Saturday, 18 September 2021 18:59

Nha Fala






NHA FALA

Cape Verde/Portugal, 2002, 90 minutes, Colour.
Directed by Flora Gomes.

Nha Fala is an exuberant African musical set in Cabo Verde and in Paris. The focus is on a contemporary African city, the politics and corruption, especially as regards trade.

However, the film focuses on a young heroine who gets the opportunity to study overseas in Paris. In Paris, she thrives. She enjoys the experience of study, her relationship with a young man whose parents own a restaurant and who supports her in a singing career. However, her African traditions tell her that if she sings, she will die. This is a belief reinforced by injunctions from her grandmother and her mother. However, she decides to go ahead and make a recording.

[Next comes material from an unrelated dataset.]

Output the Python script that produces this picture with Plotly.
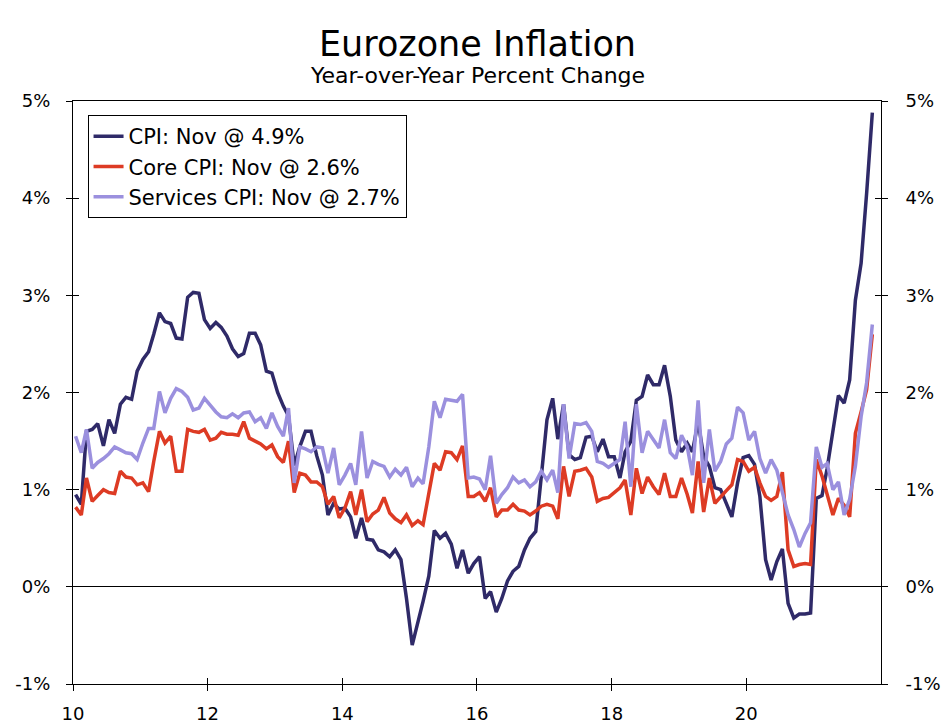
import pandas as pd
import plotly.graph_objects as go

# monthly, Jan 2010 - Nov 2021, year-over-year % change
months = pd.date_range("2010-01-01", "2021-11-01", freq="MS") + pd.Timedelta(days=14)

cpi = [
    0.95, 0.85, 1.60, 1.62, 1.68, 1.45, 1.72, 1.58, 1.88, 1.95, 1.93, 2.22,
    2.34, 2.42, 2.60, 2.82, 2.73, 2.71, 2.56, 2.55, 2.98, 3.03, 3.02, 2.75,
    2.66, 2.72, 2.67, 2.58, 2.45, 2.37, 2.40, 2.61, 2.61, 2.49, 2.22, 2.20,
    2.00, 1.86, 1.76, 1.25, 1.44, 1.60, 1.60, 1.35, 1.15, 0.74, 0.86, 0.80,
    0.81, 0.72, 0.50, 0.71, 0.49, 0.48, 0.38, 0.36, 0.31, 0.38, 0.28, -0.12,
    -0.60, -0.38, -0.15, 0.11, 0.58, 0.50, 0.55, 0.44, 0.19, 0.38, 0.14, 0.24,
    0.31, -0.12, -0.05, -0.26, -0.12, 0.06, 0.16, 0.21, 0.38, 0.50, 0.57, 1.13,
    1.72, 1.94, 1.52, 1.88, 1.36, 1.31, 1.33, 1.54, 1.55, 1.39, 1.52, 1.34,
    1.34, 1.12, 1.39, 1.50, 1.92, 1.96, 2.18, 2.08, 2.08, 2.28, 1.96, 1.51,
    1.39, 1.48, 1.39, 1.70, 1.34, 1.24, 1.02, 1.00, 0.86, 0.72, 1.07, 1.33,
    1.35, 1.26, 0.93, 0.28, 0.07, 0.26, 0.39, -0.17, -0.32, -0.28, -0.28, -0.27,
    0.91, 0.94, 1.22, 1.58, 1.97, 1.89, 2.13, 2.95, 3.33, 4.05, 4.88,
]

core_cpi = [
    0.82, 0.74, 1.12, 0.88, 0.94, 1.00, 0.97, 0.96, 1.19, 1.13, 1.12, 1.05,
    1.07, 0.98, 1.29, 1.60, 1.48, 1.55, 1.19, 1.19, 1.62, 1.60, 1.59, 1.62,
    1.51, 1.53, 1.59, 1.57, 1.57, 1.56, 1.70, 1.53, 1.50, 1.47, 1.42, 1.46,
    1.34, 1.28, 1.50, 0.97, 1.17, 1.15, 1.08, 1.08, 1.03, 0.85, 0.93, 0.71,
    0.81, 0.98, 0.74, 1.00, 0.67, 0.75, 0.79, 0.92, 0.76, 0.70, 0.66, 0.74,
    0.63, 0.68, 0.64, 0.95, 1.27, 1.20, 1.39, 1.38, 1.31, 1.45, 0.93, 0.93,
    0.97, 0.88, 1.02, 0.72, 0.79, 0.79, 0.85, 0.79, 0.78, 0.74, 0.78, 0.83,
    0.85, 0.83, 0.70, 1.24, 0.93, 1.19, 1.20, 1.22, 1.13, 0.88, 0.91, 0.92,
    0.97, 1.02, 1.10, 0.74, 1.22, 0.96, 1.13, 1.03, 0.95, 1.17, 0.93, 0.93,
    1.12, 0.95, 0.76, 1.29, 0.77, 1.12, 0.86, 0.93, 0.99, 1.05, 1.31, 1.29,
    1.19, 1.23, 1.07, 0.93, 0.89, 0.93, 1.18, 0.38, 0.21, 0.23, 0.24, 0.23,
    1.31, 1.14, 0.95, 0.74, 0.91, 0.84, 0.72, 1.58, 1.80, 2.03, 2.60,
]

services_cpi = [
    1.55, 1.38, 1.62, 1.22, 1.28, 1.32, 1.37, 1.44, 1.41, 1.38, 1.37, 1.31,
    1.48, 1.63, 1.63, 2.01, 1.79, 1.94, 2.04, 2.01, 1.95, 1.82, 1.84, 1.94,
    1.87, 1.80, 1.75, 1.74, 1.78, 1.74, 1.79, 1.80, 1.70, 1.74, 1.63, 1.79,
    1.65, 1.55, 1.84, 1.07, 1.44, 1.42, 1.39, 1.44, 1.43, 1.17, 1.43, 1.05,
    1.15, 1.27, 1.05, 1.60, 1.12, 1.29, 1.26, 1.24, 1.13, 1.21, 1.15, 1.23,
    1.03, 1.12, 1.06, 1.44, 1.91, 1.74, 1.93, 1.92, 1.91, 1.98, 1.12, 1.13,
    1.11, 1.00, 1.35, 0.86, 0.95, 1.02, 1.13, 1.07, 1.10, 1.03, 1.08, 1.19,
    1.10, 1.20, 0.97, 1.88, 1.32, 1.68, 1.67, 1.69, 1.60, 1.29, 1.27, 1.23,
    1.27, 1.31, 1.70, 1.03, 1.88, 1.38, 1.60, 1.51, 1.43, 1.72, 1.38, 1.32,
    1.56, 1.44, 1.15, 1.92, 1.07, 1.62, 1.19, 1.29, 1.47, 1.53, 1.85, 1.79,
    1.51, 1.60, 1.32, 1.17, 1.31, 1.20, 0.98, 0.74, 0.59, 0.41, 0.55, 0.66,
    1.44, 1.23, 1.27, 1.00, 1.08, 0.74, 0.90, 1.24, 1.75, 2.10, 2.70,
]

series_names = ["CPI: Nov @ 4.9%", "Core CPI: Nov @ 2.6%", "Services CPI: Nov @ 2.7%"]
series_colors = ["#2f2a68", "#dd3b24", "#9b90de"]

y_tick_vals = [-1, 0, 1, 2, 3, 4, 5]
y_tick_text = ["-1%", "0%", "1%", "2%", "3%", "4%", "5%"]
x_tick_vals = pd.to_datetime(["2010-01-01", "2012-01-01", "2014-01-01",
                              "2016-01-01", "2018-01-01", "2020-01-01"])
x_tick_text = ["10", "12", "14", "16", "18", "20"]

FONT = "DejaVu Sans"
x_range = ["2010-01-01", "2022-01-01"]
y_range = [-1, 5]

fig = go.Figure()

for name, vals, col in zip(series_names, [cpi, core_cpi, services_cpi], series_colors):
    fig.add_trace(go.Scatter(x=months, y=vals, mode="lines", name=name,
                             line=dict(color=col, width=3.5)))

# invisible helpers so the extra tick axes get drawn
for xa, ya in [("x", "y2"), ("x2", "y3"), ("x", "y4")]:
    fig.add_trace(go.Scatter(x=[months[0]], y=[None], xaxis=xa, yaxis=ya,
                             showlegend=False, hoverinfo="skip", mode="lines"))

tick_font = dict(family=FONT, size=18, color="black")
inner_ticks = dict(ticks="inside", ticklen=6, tickcolor="black", showticklabels=False,
                   showgrid=False, showline=False, zeroline=False, automargin=False)

# page body has an 8px margin, so the figure is 8px smaller and shifted
fig.update_layout(
    width=941, height=719,
    margin=dict(l=65, r=68, t=93, b=43),
    paper_bgcolor="white", plot_bgcolor="white",
    font=dict(family=FONT, color="black"),
    showlegend=True,
    legend=dict(x=0.018, y=0.976, xanchor="left", yanchor="top",
                bordercolor="black", borderwidth=1, bgcolor="white",
                font=dict(family=FONT, size=21, color="black"),
                tracegroupgap=0),
    xaxis=dict(range=x_range, tickvals=x_tick_vals, ticktext=x_tick_text,
               ticks="outside", ticklen=6, tickcolor="black", showgrid=False,
               showline=True, linecolor="black", linewidth=1, mirror=True,
               tickfont=tick_font, ticklabelstandoff=7, zeroline=False,
               automargin=False),
    xaxis2=dict(range=x_range, tickvals=x_tick_vals, overlaying="x", anchor="y",
                **inner_ticks),
    yaxis=dict(range=y_range, tickvals=y_tick_vals, ticktext=y_tick_text,
               ticks="outside", ticklen=6, tickcolor="black", showgrid=False,
               showline=True, linecolor="black", linewidth=1,
               zeroline=True, zerolinecolor="black", zerolinewidth=1,
               tickfont=tick_font, ticklabelstandoff=12, automargin=False),
    yaxis2=dict(range=y_range, tickvals=y_tick_vals, ticktext=y_tick_text,
                overlaying="y", side="right", anchor="x",
                ticks="outside", ticklen=6, tickcolor="black", showgrid=False,
                showline=True, linecolor="black", linewidth=1, zeroline=False,
                tickfont=tick_font, ticklabelstandoff=14, automargin=False),
    yaxis3=dict(range=y_range, tickvals=y_tick_vals, overlaying="y", anchor="x",
                **inner_ticks),
    yaxis4=dict(range=y_range, tickvals=y_tick_vals, overlaying="y", side="right",
                anchor="x", **inner_ticks),
)

fig.add_annotation(text="Eurozone Inflation", xref="paper", yref="paper",
                   x=0.5, y=1.098, xanchor="center", yanchor="middle",
                   showarrow=False, font=dict(family=FONT, size=35, color="black"))
fig.add_annotation(text="Year-over-Year Percent Change", xref="paper", yref="paper",
                   x=0.5, y=1.043, xanchor="center", yanchor="middle",
                   showarrow=False, font=dict(family=FONT, size=22, color="black"))

fig.write_html("out.html")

Very successful, she goes back with her husband to Africa. Her family is scandalised by what she has done - but the solution is a comic one, a mock-funeral in which she will be declared dead, although she will be fully alive and able to pursue her career.

The film is an entertaining if slight exploration of the encounter between African cultural traditions and contemporary Western customs and beliefs. By making the film a musical, the director has drawn in the audience to experience the dilemmas of the young woman rather than simply observe them.

1. A Portuguese/French production with Cape Verde? Cape Verde locations, the city, the coast, the harbour? The contrast with Paris and its apartments, garrets, the cityscapes?

2. The film as a musical, the background musical score, songs, performance, choreography, exuberance?

3. Life in the city: the rich deputy mayor, his wheeler-dealing about crops, his pursuit of Vita, her rejection of him, the men in the truck following, the other wheeler-dealers, his giving up the deals, the irony of his final change of heart, his being married, working in the school?

4. Vita going to Paris, her discussions with her mother and grandmother? Studies, success in accountancy? The collage of people singing about her? Her change of style, her glamour? Pierre? The recording studio? The injunction that she was never to sing and, if she did, she would die? The swan imagery? Explaining to Pierre, going to his family's restaurant? Their acceptance of her? In the night and her decision to sing? Going to the recording studio, getting the band, the success of the disc? Her decision to return to Africa, Pierre's agreement? Back in Africa, telling her mother, her mother's horror, saying that she was dead? The plan to create her own funeral, buying all the coffins, the advertisements in the media, the celebration, the stairs, the people queuing to see her, the gifts of flowers? Her mother receiving them? The band arriving, the singing, her mother joining in, the happy celebration?

5. The people in Cape Verde, the young men and their ambitions, political corruption? Wheeler-dealing? The rehearsal for the musical, people seeing him in church, the various candidates to lead the choir in their songs? The sternness of the priest? The mad leader, his following the men and carrying the statue? The national hero (to whom the film was dedicated?) The statue being carried around for years and now its finally landing magically on its resting place? The people at the funeral, the cross-section, the priest again, everybody joining in the singing and the theme of risking?

6. The songs in the house, the people who had met Vita, the old man who was against blacks (but when he was in Africa, he liked the music)? The glorification of Vita? Her singing and the beauty of the song in the recording studio?

7. An African film, colour and life, the vitality of West Africa, the interest in Paris, the discussions about colonial powers, the breaking down of the 20th century prejudices, north and south, rich and poor, black and white? A film of unity and celebration?